[begin DATA]
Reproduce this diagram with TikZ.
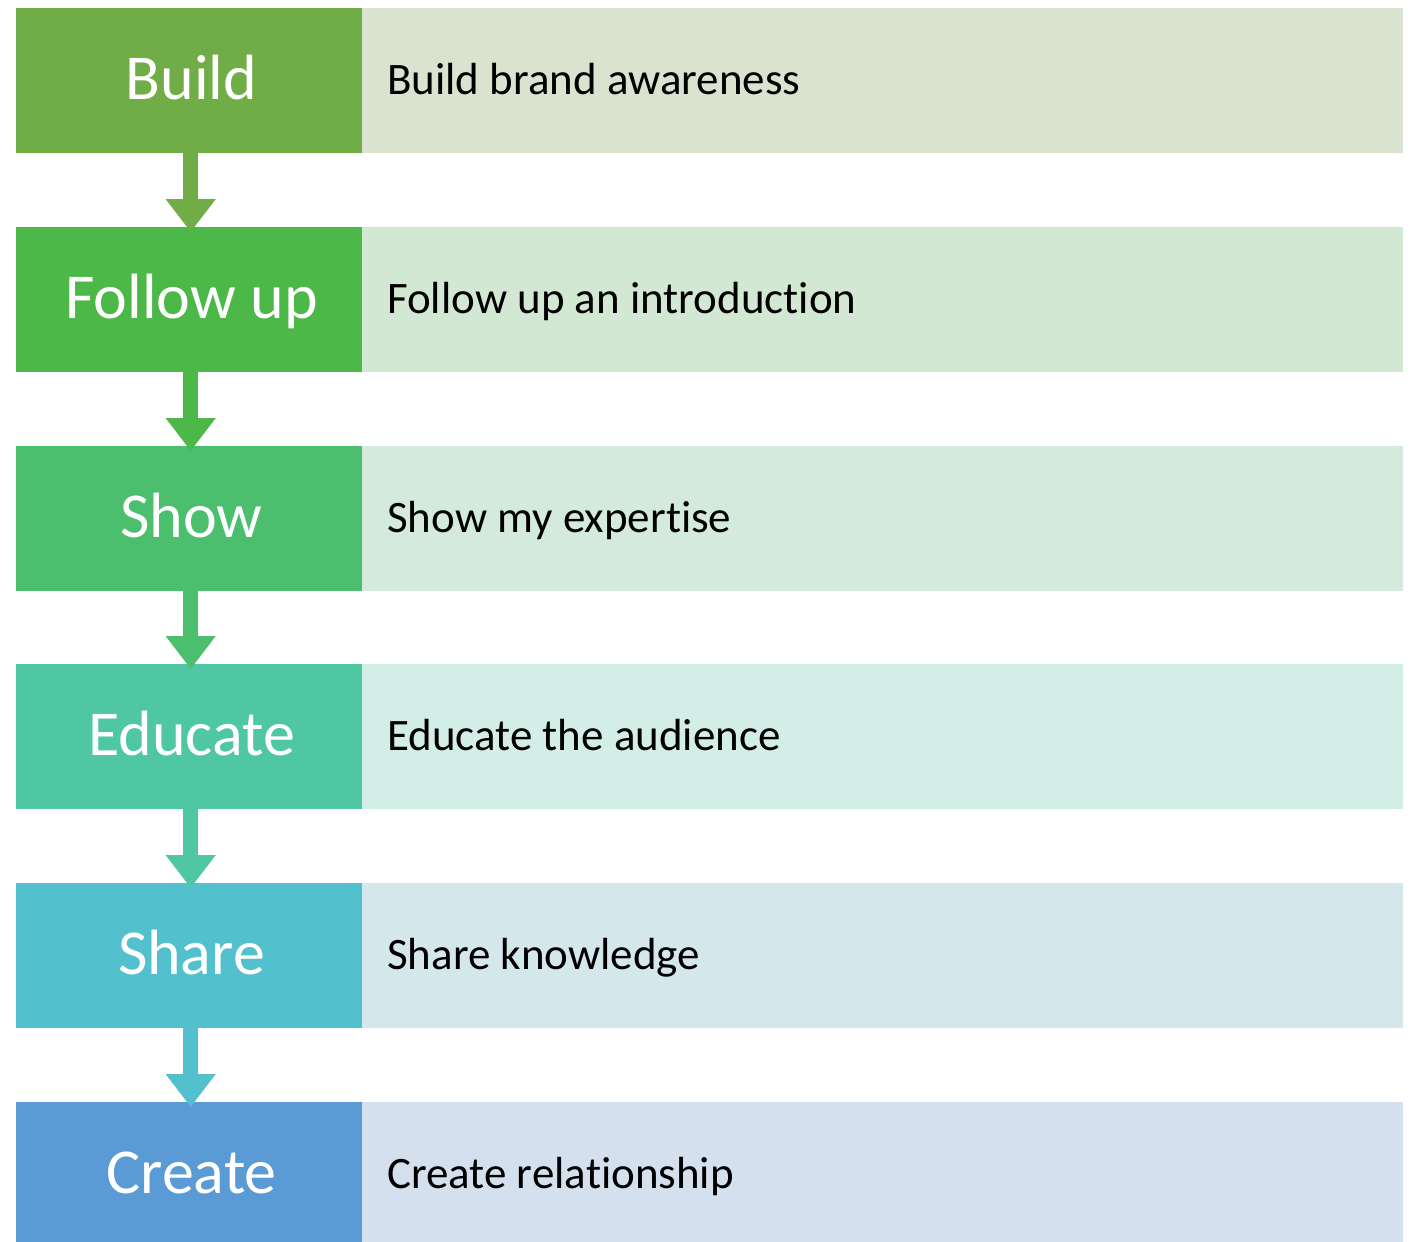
\documentclass[tikz,border=0pt]{standalone}
\usepackage{fontspec}
\setmainfont{Carlito}[Ligatures={NoCommon,NoRequired,NoContextual}]
\usetikzlibrary{arrows.meta,positioning}
\definecolor{lA}{HTML}{70AD47}\definecolor{rA}{HTML}{D9E3D0}
\definecolor{lB}{HTML}{4CB848}\definecolor{rB}{HTML}{D3E8D3}
\definecolor{lC}{HTML}{4BBF6E}\definecolor{rC}{HTML}{D3EADC}
\definecolor{lD}{HTML}{4FC7A3}\definecolor{rD}{HTML}{D3EDE7}
\definecolor{lE}{HTML}{53C1CD}\definecolor{rE}{HTML}{D4E8EC}
\definecolor{lF}{HTML}{5B9BD5}\definecolor{rF}{HTML}{D4E0EE}
\tikzset{
  x=1pt,y=-1pt,
  lbox/.style={rectangle,inner sep=0pt,minimum width=346pt,minimum height=145pt,anchor=north west,fill=#1},
  rbox/.style={rectangle,inner sep=0pt,minimum width=1041pt,minimum height=145pt,anchor=north west,fill=#1},
  ltext/.style={text=white,font=\fontsize{64}{70}\selectfont,anchor=base,inner sep=0pt},
  rtext/.style={text=black,font=\fontsize{45}{50}\selectfont,anchor=base west,inner sep=0pt},
  flow/.style={line width=15pt,draw=#1,-{Triangle[width=48pt,length=33pt]},shorten >=-5pt}
}
\begin{document}
\begin{tikzpicture}
\useasboundingbox (0,0) rectangle (1416,1242);
\clip (0,0) rectangle (1416,1242);
\foreach \i/\y/\lc/\rc/\lt/\rt in {
  1/8/lA/rA/Build/Build brand awareness,
  2/227/lB/rB/Follow up/Follow up an introduction,
  3/446/lC/rC/Show/Show my expertise,
  4/664/lD/rD/Educate/Educate the audience,
  5/883/lE/rE/Share/Share knowledge,
  6/1102/lF/rF/Create/Create relationship}{
  \node[lbox=\lc] (L\i) at (16,\y) {};
  \node[rbox=\rc] (R\i) at (362,\y) {};
  \node[ltext] (LT\i) at (191.5,\y+91) {\lt};
  \node[rtext] (RT\i) at (387,\y+86) {\rt};
}
\draw[flow=lA] ([xshift=1.5pt]L1.south) -- ([xshift=1.5pt]L2.north);
\draw[flow=lB] ([xshift=1.5pt]L2.south) -- ([xshift=1.5pt]L3.north);
\draw[flow=lC] ([xshift=1.5pt]L3.south) -- ([xshift=1.5pt]L4.north);
\draw[flow=lD] ([xshift=1.5pt]L4.south) -- ([xshift=1.5pt]L5.north);
\draw[flow=lE] ([xshift=1.5pt]L5.south) -- ([xshift=1.5pt]L6.north);
\end{tikzpicture}
\end{document}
[end DATA]
## EXERCISE GOAL
Leave out the pictures and print every line of the data exactly.

## OUTPUT BELOW
Reproduce this diagram with TikZ.
\documentclass[tikz,border=0pt]{standalone}
\usepackage{fontspec}
\setmainfont{Carlito}[Ligatures={NoCommon,NoRequired,NoContextual}]
\usetikzlibrary{arrows.meta,positioning}
\definecolor{lA}{HTML}{70AD47}\definecolor{rA}{HTML}{D9E3D0}
\definecolor{lB}{HTML}{4CB848}\definecolor{rB}{HTML}{D3E8D3}
\definecolor{lC}{HTML}{4BBF6E}\definecolor{rC}{HTML}{D3EADC}
\definecolor{lD}{HTML}{4FC7A3}\definecolor{rD}{HTML}{D3EDE7}
\definecolor{lE}{HTML}{53C1CD}\definecolor{rE}{HTML}{D4E8EC}
\definecolor{lF}{HTML}{5B9BD5}\definecolor{rF}{HTML}{D4E0EE}
\tikzset{
  x=1pt,y=-1pt,
  lbox/.style={rectangle,inner sep=0pt,minimum width=346pt,minimum height=145pt,anchor=north west,fill=#1},
  rbox/.style={rectangle,inner sep=0pt,minimum width=1041pt,minimum height=145pt,anchor=north west,fill=#1},
  ltext/.style={text=white,font=\fontsize{64}{70}\selectfont,anchor=base,inner sep=0pt},
  rtext/.style={text=black,font=\fontsize{45}{50}\selectfont,anchor=base west,inner sep=0pt},
  flow/.style={line width=15pt,draw=#1,-{Triangle[width=48pt,length=33pt]},shorten >=-5pt}
}
\begin{document}
\begin{tikzpicture}
\useasboundingbox (0,0) rectangle (1416,1242);
\clip (0,0) rectangle (1416,1242);
\foreach \i/\y/\lc/\rc/\lt/\rt in {
  1/8/lA/rA/Build/Build brand awareness,
  2/227/lB/rB/Follow up/Follow up an introduction,
  3/446/lC/rC/Show/Show my expertise,
  4/664/lD/rD/Educate/Educate the audience,
  5/883/lE/rE/Share/Share knowledge,
  6/1102/lF/rF/Create/Create relationship}{
  \node[lbox=\lc] (L\i) at (16,\y) {};
  \node[rbox=\rc] (R\i) at (362,\y) {};
  \node[ltext] (LT\i) at (191.5,\y+91) {\lt};
  \node[rtext] (RT\i) at (387,\y+86) {\rt};
}
\draw[flow=lA] ([xshift=1.5pt]L1.south) -- ([xshift=1.5pt]L2.north);
\draw[flow=lB] ([xshift=1.5pt]L2.south) -- ([xshift=1.5pt]L3.north);
\draw[flow=lC] ([xshift=1.5pt]L3.south) -- ([xshift=1.5pt]L4.north);
\draw[flow=lD] ([xshift=1.5pt]L4.south) -- ([xshift=1.5pt]L5.north);
\draw[flow=lE] ([xshift=1.5pt]L5.south) -- ([xshift=1.5pt]L6.north);
\end{tikzpicture}
\end{document}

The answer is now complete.